A decision by the Legal Services Board (LSB) on whether will-writing should become a regulated activity will not be made until 2012, it emerged today.
The LSB’s draft business plan 2011/12, published today for consultation, revealed that the board is also considering what it calls a “deep dive” investigation of conveyancing due to the high number of negligence claims and evidence of rising levels of fraud across conveyancing-related industries.
Launching the business plan, LSB chairman David Edmonds said the bulk of regulatory structures are now in place and the next phase of delivery would involve “identifying gaps in the market and protecting the consumer interest”.
Although the plan’s introduction says it has an “early focus” on “the most appropriate approach to regulating will-writing services”, it does not expect to receive advice on the subject from its consumer panel until the third quarter of 2011. The LSB will then “potentially” investigate whether to ask the Lord Chancellor to make will writing a reserved activity under section 24 of the Legal Services Act 2007 in the following quarter.
Next, a consultation on the results of its investigation is scheduled for the period January to March 2012, after which the responses will have to be considered before a decision is made and action taken.
The LSB has expedited consideration of will-writing ahead of a general review of the whole issue of reserved activities. In September the level of “external interest creates an impetus to consider more urgently will-writing in its own right”.
As far back as April 2009 the LSB said it would invite the consumer panel to explore “the consumer impact of apparent gaps in the regulatory system, for example in relation to will writing”, although funding for the panel’s investigation was not found until November this year.
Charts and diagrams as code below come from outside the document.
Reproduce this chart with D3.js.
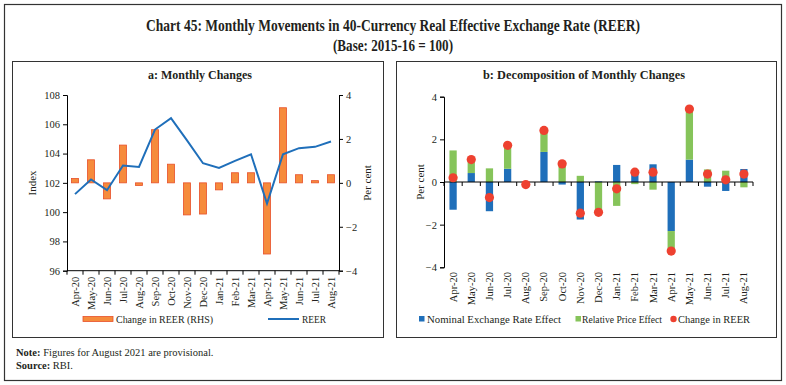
<!DOCTYPE html>
<html><head><meta charset="utf-8">
<script src="https://cdn.jsdelivr.net/npm/d3@7/dist/d3.min.js"></script>
<style>
body{margin:0;background:#fff;}
svg text{font-family:"Liberation Serif","DejaVu Serif",serif;fill:#231f20;}
</style></head>
<body><svg id="c" width="786" height="385"></svg>
<script>
const months = ["Apr-20","May-20","Jun-20","Jul-20","Aug-20","Sep-20","Oct-20","Nov-20","Dec-20","Jan-21","Feb-21","Mar-21","Apr-21","May-21","Jun-21","Jul-21","Aug-21"];
const reerIndex = [101.23,102.23,101.5,103.18,103.09,105.64,106.42,104.9,103.34,103.02,103.5,103.95,100.59,103.95,104.37,104.46,104.82];
const reerChange = [0.2,1.05,-0.73,1.72,-0.12,2.42,0.85,-1.46,-1.42,-0.32,0.46,0.46,-3.24,3.42,0.37,0.1,0.37];
const nominalEffect = [-1.3,0.42,-1.37,0.62,-0.08,1.41,-0.12,-1.76,0.03,0.8,0.56,0.83,-2.3,1.05,-0.22,-0.42,0.61];
const priceEffect = [1.48,0.62,0.64,1.1,-0.04,1.01,0.96,0.29,-1.45,-1.12,-0.1,-0.36,-0.94,2.36,0.59,0.53,-0.25];
const indexTicks = [96,98,100,102,104,106,108];
const pctTicks = [-4,-2,0,2,4];

const svg = d3.select("#c");
const ORANGE="#f68b3c", ORANGE_S="#e8502a", BLUE="#1f6fba", GREEN="#86c45a", RED="#ee4130";

// frames
svg.append("rect").attr("x",4.5).attr("y",4.5).attr("width",777).attr("height",376).attr("fill","none").attr("stroke","#333").attr("stroke-width",1.2);
svg.append("rect").attr("x",12.5).attr("y",61.5).attr("width",371).attr("height",276).attr("fill","none").attr("stroke","#333").attr("stroke-width",1);
svg.append("rect").attr("x",396.5).attr("y",61.5).attr("width",380).attr("height",276).attr("fill","none").attr("stroke","#333").attr("stroke-width",1);

function fitText(sel, w){ sel.attr("textLength",w).attr("lengthAdjust","spacingAndGlyphs"); }
svg.append("text").attr("x",393).attr("y",31).attr("text-anchor","middle").attr("font-size",16).attr("font-weight","bold")
  .text("Chart 45: Monthly Movements in 40-Currency Real Effective Exchange Rate (REER)").call(fitText,494);
svg.append("text").attr("x",393).attr("y",51).attr("text-anchor","middle").attr("font-size",16).attr("font-weight","bold")
  .text("(Base: 2015-16 = 100)").call(fitText,120);

svg.append("text").attr("x",200).attr("y",79).attr("text-anchor","middle").attr("font-size",11.5).attr("font-weight","bold").text("a: Monthly Changes").call(fitText,104);
svg.append("text").attr("x",584).attr("y",79).attr("text-anchor","middle").attr("font-size",11.5).attr("font-weight","bold").text("b: Decomposition of Monthly Changes").call(fitText,202);

function styleAxis(g){ g.selectAll("path,line").attr("stroke","#000").attr("stroke-width",1); g.selectAll("text").attr("font-size",10.5).attr("font-family","Liberation Serif, serif").attr("fill","#231f20"); }

// ---------- Panel a ----------
const xa = d3.scaleBand().domain(months).range([67,339]).paddingInner(0.56).paddingOuter(0.28);
const yL = d3.scaleLinear().domain([96,108]).range([270.7,95]);
const yR = d3.scaleLinear().domain([-4,4]).range([270.7,95]);

svg.append("g").selectAll("rect").data(months).join("rect")
  .attr("x",d=>xa(d)).attr("width",xa.bandwidth())
  .attr("y",(d,i)=>yR(Math.max(0,reerChange[i]))).attr("height",(d,i)=>Math.abs(yR(reerChange[i])-yR(0)))
  .attr("fill",ORANGE).attr("stroke",ORANGE_S).attr("stroke-width",0.8);

const line = d3.line().x((d,i)=>xa(months[i])+xa.bandwidth()/2).y(d=>yL(d));
svg.append("path").datum(reerIndex).attr("d",line).attr("fill","none").attr("stroke",BLUE).attr("stroke-width",2);

svg.append("g").attr("transform","translate(67,0)").call(d3.axisLeft(yL).tickValues(indexTicks).tickSize(4).tickPadding(3)).call(styleAxis);
svg.append("g").attr("transform","translate(339,0)").call(d3.axisRight(yR).tickValues(pctTicks).tickSize(4).tickPadding(3).tickFormat(d3.format("d"))).call(styleAxis);
const gxa = svg.append("g").attr("transform","translate(0,270.7)");
gxa.append("line").attr("x1",67).attr("x2",339).attr("stroke","#000");
gxa.selectAll("line.t").data(d3.range(months.length+1)).join("line").attr("class","t")
  .attr("x1",i=>67+i*(272/months.length)).attr("x2",i=>67+i*(272/months.length)).attr("y1",0).attr("y2",4).attr("stroke","#000");
gxa.selectAll("text").data(months).join("text").attr("font-size",10.5)
  .attr("transform",d=>`translate(${xa(d)+xa.bandwidth()/2+3.5},6) rotate(-90)`).attr("text-anchor","end").text(d=>d);

svg.append("text").attr("transform","translate(36,183) rotate(-90)").attr("text-anchor","middle").attr("font-size",11).text("Index");
svg.append("text").attr("transform","translate(371,183) rotate(-90)").attr("text-anchor","middle").attr("font-size",11).text("Per cent");

// legend a
svg.append("rect").attr("x",83).attr("y",316.5).attr("width",30).attr("height",5).attr("fill",ORANGE).attr("stroke",ORANGE_S).attr("stroke-width",0.8);
svg.append("text").attr("x",116).attr("y",323).attr("font-size",10.5).text("Change in REER (RHS)").call(fitText,97);
svg.append("line").attr("x1",268).attr("x2",299).attr("y1",319).attr("y2",319).attr("stroke",BLUE).attr("stroke-width",2);
svg.append("text").attr("x",302).attr("y",323).attr("font-size",10.5).text("REER").call(fitText,24);

// ---------- Panel b ----------
const xb = d3.scaleBand().domain(months).range([444,753]).paddingInner(0.6).paddingOuter(0.3);
const yb = d3.scaleLinear().domain([-4,4]).range([267.3,96.7]);
const rows = months.map((m,i)=>({m, nominal:nominalEffect[i], price:priceEffect[i]}));
const stack = d3.stack().keys(["nominal","price"]).offset(d3.stackOffsetDiverging)(rows);
const colors = {nominal:BLUE, price:GREEN};
svg.append("g").selectAll("g").data(stack).join("g").attr("fill",d=>colors[d.key])
  .selectAll("rect").data(d=>d).join("rect")
  .attr("x",d=>xb(d.data.m)).attr("width",xb.bandwidth())
  .attr("y",d=>yb(Math.max(d[0],d[1]))).attr("height",d=>Math.abs(yb(d[0])-yb(d[1])));

svg.append("g").attr("transform","translate(444,0)").call(d3.axisLeft(yb).tickValues(pctTicks).tickSize(4).tickPadding(3).tickFormat(d3.format("d"))).call(styleAxis);
const gxb = svg.append("g").attr("transform",`translate(0,${yb(0)})`);
gxb.append("line").attr("x1",444).attr("x2",753).attr("stroke","#000");
gxb.selectAll("line.t").data(d3.range(months.length+1)).join("line").attr("class","t")
  .attr("x1",i=>444+i*(309/months.length)).attr("x2",i=>444+i*(309/months.length)).attr("y1",0).attr("y2",4).attr("stroke","#000");
svg.append("g").selectAll("text").data(months).join("text").attr("font-size",10.5)
  .attr("transform",d=>`translate(${xb(d)+xb.bandwidth()/2+3.5},272) rotate(-90)`).attr("text-anchor","end").text(d=>d);

svg.append("g").selectAll("circle").data(reerChange).join("circle")
  .attr("cx",(d,i)=>xb(months[i])+xb.bandwidth()/2).attr("cy",d=>yb(d)).attr("r",4.6).attr("fill",RED);

svg.append("text").attr("transform","translate(424,182) rotate(-90)").attr("text-anchor","middle").attr("font-size",11).text("Per cent");

// legend b
const lg = svg.append("g");
lg.append("rect").attr("x",419).attr("y",316).attr("width",5.5).attr("height",5.5).attr("fill",BLUE);
lg.append("text").attr("x",427).attr("y",323).attr("font-size",10.5).text("Nominal Exchange Rate Effect").call(fitText,134);
lg.append("rect").attr("x",575.5).attr("y",316).attr("width",5.5).attr("height",5.5).attr("fill",GREEN);
lg.append("text").attr("x",582).attr("y",323).attr("font-size",10.5).text("Relative Price Effect").call(fitText,80);
lg.append("circle").attr("cx",673.5).attr("cy",319).attr("r",3.2).attr("fill",RED);
lg.append("text").attr("x",678).attr("y",323).attr("font-size",10.5).text("Change in REER").call(fitText,72);

// notes
const n1 = svg.append("text").attr("x",16).attr("y",356).attr("font-size",10.5);
n1.append("tspan").attr("font-weight","bold").text("Note: ");
n1.append("tspan").text("Figures for August 2021 are provisional.");
const n2 = svg.append("text").attr("x",16).attr("y",369).attr("font-size",10.5);
n2.append("tspan").attr("font-weight","bold").text("Source: ");
n2.append("tspan").text("RBI.");
</script></body></html>
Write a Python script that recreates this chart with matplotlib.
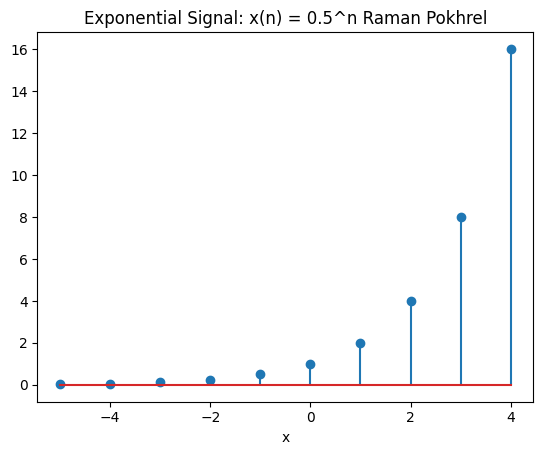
import matplotlib
matplotlib.use("Agg")
import matplotlib.pyplot as plt

# signal samples
n = [-5, -4, -3, -2, -1, 0, 1, 2, 3, 4]
x_n = [0.03125, 0.0625, 0.125, 0.25, 0.5, 1, 2, 4, 8, 16]

fig = plt.figure(figsize=(5.43, 4.55), dpi=100)
ax = fig.add_subplot(111)
fig.subplots_adjust(left=0.069, right=0.982, top=0.929, bottom=0.117)

ax.stem(n, x_n, basefmt='C3-')

ax.set_title('Exponential Signal: x(n) = 0.5^n Raman Pokhrel')
ax.set_xlabel('x')

fig.savefig('out.png', dpi=100)
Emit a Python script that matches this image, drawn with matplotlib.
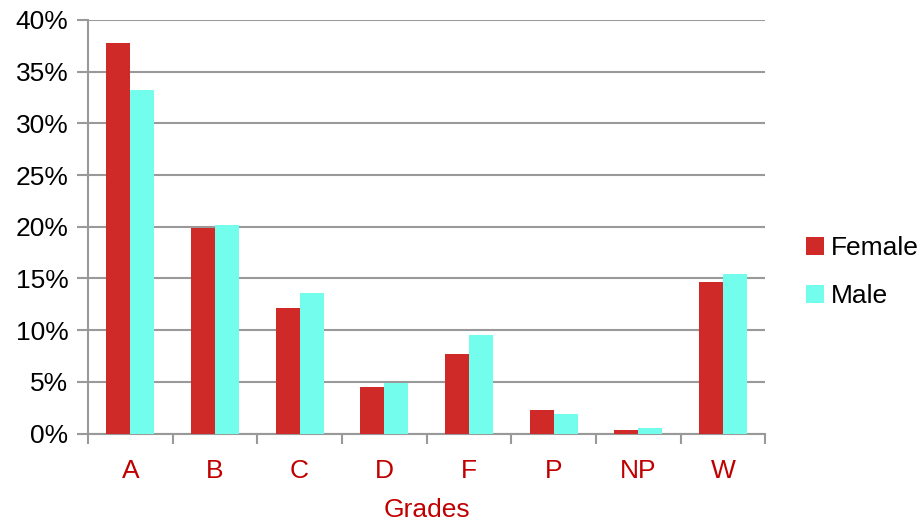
import matplotlib
matplotlib.use("Agg")
import matplotlib.pyplot as plt
import numpy as np

# grade distribution by gender, values in percent
grades = ["A", "B", "C", "D", "F", "P", "NP", "W"]
female = [37.8, 19.9, 12.1, 4.5, 7.7, 2.24, 0.38, 14.65]
male = [33.2, 20.2, 13.6, 4.9, 9.5, 1.89, 0.53, 15.4]

plt.rcParams["font.family"] = ["Liberation Sans", "DejaVu Sans"]

fig = plt.figure(figsize=(9.22, 5.22), dpi=100)
ax = fig.add_axes([0.0954, 0.1695, 0.7346, 0.7922])

x = np.arange(len(grades))
w = 0.284
ax.bar(x - w / 2, female, w, color="#CF2A27", label="Female", zorder=3)
ax.bar(x + w / 2, male, w, color="#72FDEC", label="Male", zorder=3)

ax.set_xlim(-0.5, len(grades) - 0.5)
ax.set_ylim(0, 40)
ax.set_yticks(range(0, 41, 5))
ax.set_yticklabels(["{}%".format(v) for v in range(0, 41, 5)], fontsize=19)
ax.yaxis.grid(True, color="#999999", linewidth=1.5, zorder=0)

ax.set_xticks(x)
ax.set_xticklabels(grades, fontsize=19, color="#C00000")
ax.set_xticks(np.arange(-0.5, len(grades)), minor=True)
ax.tick_params(axis="x", which="major", length=0, pad=18)
ax.tick_params(axis="x", which="minor", length=7, width=1.5, color="#999999")
ax.tick_params(axis="y", length=8, width=1.5, color="#999999", pad=6)

for s in ["top", "right"]:
    ax.spines[s].set_visible(False)
for s in ["left", "bottom"]:
    ax.spines[s].set_color("#999999")
    ax.spines[s].set_linewidth(1.5)

ax.set_xlabel("Grades", fontsize=19, color="#C00000", labelpad=11)

ax.legend(loc="center left", bbox_to_anchor=(1.06, 0.39), frameon=False,
          fontsize=19, handlelength=0.7, handleheight=0.7,
          handletextpad=0.25, labelspacing=0.9, borderpad=0, borderaxespad=0)

fig.savefig("out.png", dpi=100)
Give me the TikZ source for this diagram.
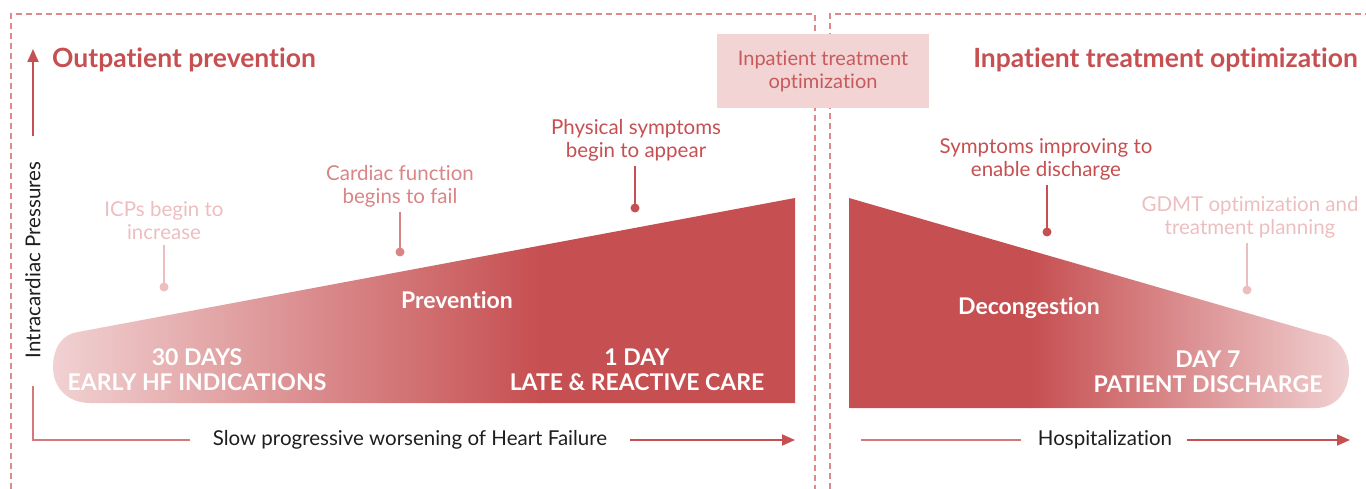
\documentclass[tikz,border=0pt]{standalone}
\usepackage{fontspec}
\setmainfont{Lato}[Ligatures={NoCommon}]
\usetikzlibrary{arrows.meta}
\definecolor{hfred}{HTML}{C64F51}
\definecolor{hflight}{HTML}{F1D2D3}
\definecolor{hfmid}{HTML}{D98486}
\definecolor{hfpale}{HTML}{EDBEBF}
\definecolor{hfdash}{HTML}{DC8A8C}
\definecolor{hfaxis}{HTML}{D4787A}
\definecolor{hfbox}{HTML}{F2D4D5}
\definecolor{hfboxtext}{HTML}{C85A5C}
\definecolor{hfink}{HTML}{1E1E1E}
\begin{document}
\begin{tikzpicture}[x=1pt,y=-1pt,
  frame/.style={draw=hfdash,line width=1.2pt,dash pattern=on 6pt off 4pt},
  heading/.style={font=\fontsize{26.5}{30}\selectfont\bfseries,text=hfred,inner sep=0pt},
  note/.style={font=\fontsize{20.5}{23}\selectfont,align=center,inner sep=0pt},
  band/.style={font=\fontsize{23}{25}\selectfont\bfseries,text=white,align=center,inner sep=0pt},
  axislabel/.style={font=\fontsize{20.5}{24}\selectfont,text=hfink,inner sep=0pt},
  pin/.style={line width=2pt,shorten <=5pt},
  dot/.style={circle,inner sep=0pt,minimum size=9pt},
  axisline/.style={draw=hfaxis,line width=1.8pt},
  tip/.style={-{Triangle[length=13pt,width=11pt]}}
]
\useasboundingbox (0,0) rectangle (1366,489);

% dashed section frames
\draw[frame] (11,489) -- (11,14) -- (815,14) -- (815,489);
\draw[frame] (830,489) -- (830,14) -- (1366,14);

% headings
\node[heading,anchor=west] (outhead) at (52,60) {Outpatient prevention};
\node[heading,anchor=east] (inhead) at (1358,60) {Inpatient treatment optimization};
\node[fill=hfbox,text=hfboxtext,minimum width=212pt,minimum height=74pt,
      font=\fontsize{20}{23}\selectfont,align=center] (inbox) at (823,71)
      {Inpatient treatment\\optimization};

% outpatient band: light on the left, full red towards the right
\begin{scope}
  \clip (795,198) -- (795,403) -- (90,403)
        .. controls (68,403) and (53,388) .. (53,367)
        .. controls (53,347) and (63,334) .. (78,332) -- cycle;
  \shade[left color=hflight,right color=hfred] (50,190) rectangle (540,410);
  \fill[hfred] (539,190) rectangle (800,410);
\end{scope}

% inpatient band: full red on the left, fading towards discharge
\begin{scope}
  \clip (849,198) -- (1320,334)
        .. controls (1337,336) and (1349,352) .. (1349,371)
        .. controls (1349,392) and (1335,408) .. (1316,408)
        -- (849,408) -- cycle;
  \fill[hfred] (845,190) rectangle (1031,412);
  \shade[left color=hfred,right color=hflight] (1030,190) rectangle (1352,412);
\end{scope}

% band labels
\node[band] (prev) at (457,300) {Prevention};
\node[band] (early) at (197,370) {30 DAYS\\EARLY HF INDICATIONS};
\node[band] (late) at (637,370) {1 DAY\\LATE \& REACTIVE CARE};
\node[band] (decong) at (1029,308) {Decongestion};
\node[band] (disch) at (1208,372) {DAY 7\\PATIENT DISCHARGE};

% milestone annotations
\node[note,text=hfpale] (icp) at (164,221) {ICPs begin to\\increase};
\node[dot,fill=hfpale] (icpdot) at (164,287) {};
\draw[pin,hfpale] (icp.south) -- (icpdot.center);

\node[note,text=hfmid] (card) at (400,186) {Cardiac function\\begins to fail};
\node[dot,fill=hfmid] (carddot) at (400,252) {};
\draw[pin,hfmid] (card.south) -- (carddot.center);

\node[note,text=hfred] (phys) at (636,140) {Physical symptoms\\begin to appear};
\node[dot,fill=hfred] (physdot) at (635,208) {};
\draw[pin,hfred] (phys.south) ++(-1,0) -- (physdot.center);

\node[note,text=hfred] (impr) at (1046,159) {Symptoms improving to\\enable discharge};
\node[dot,fill=hfred] (imprdot) at (1047,232) {};
\draw[pin,hfred] (impr.south) ++(1,0) -- (imprdot.center);

\node[note,text=hfpale] (gdmt) at (1250,217) {GDMT optimization and\\treatment planning};
\node[dot,fill=hfpale] (gdmtdot) at (1247,290) {};
\draw[pin,hfpale] (gdmt.south) ++(-3,0) -- (gdmtdot.center);

% pressure axis
\coordinate (ybot) at (33,136);
\coordinate (ytop) at (33,49);
\draw[axisline,draw=hfred,tip] (ybot) -- (ytop);
\node[axislabel,rotate=90] (ylab) at (33,260) {Intracardiac Pressures};
\coordinate (corner) at (33,440);
\coordinate (ystart) at (33,386);
\coordinate (xend) at (190,440);
\draw[axisline] (ystart) -- (corner) -- (xend);

% time axes
\node[axislabel] (slow) at (410,440) {Slow progressive worsening of Heart Failure};
\coordinate (slowa) at (630,440);
\coordinate (slowb) at (795,440);
\draw[axisline,draw=hfred,tip] (slowa) -- (slowb);

\node[axislabel] (hosp) at (1105,440) {Hospitalization};
\coordinate (hospa) at (861,440);
\coordinate (hospb) at (1021,440);
\coordinate (hospc) at (1187,440);
\coordinate (hospd) at (1350,440);
\draw[axisline] (hospa) -- (hospb);
\draw[axisline,draw=hfred,tip] (hospc) -- (hospd);
\end{tikzpicture}
\end{document}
The LSB and the panel both agree that original consumer research is needed to build a clear picture of what is currently happening in practice.
The investigation into conveyancing is one of five potential reviews of areas in which the LSB believes it may have to “respond to risk”. The others are disciplinary rules, enforcement and appeals, referral fees, smaller approved regulators and immigration.
It said several conditions “suggest strongly that a review of conveyancing is warranted”, including “the number of claims against the various client protection mechanisms” and anecdotal evidence of rising levels of fraud “across a number of industries”.
Major milestones for LSB activity in the plan include completing preparations for alternative business structures (ABSs), with the emergence of fully operational licensing authorities in the sector and the first ABSs able to begin on 6 October 2011. The LSB’s plans to make law firms and chambers publish information about the diversity of their staff  may start in the second half of 2011 after it agrees action plans with the frontline regulators.
Other work of note include plans to “risk rate” the regulators the LSB oversees to determine the level of ongoing supervision needed, to ask the consumer panel to advice on criteria for accreditation schemes, and to agree a framework for extending quality assurance for advocates into other areas after the crime scheme launches next year.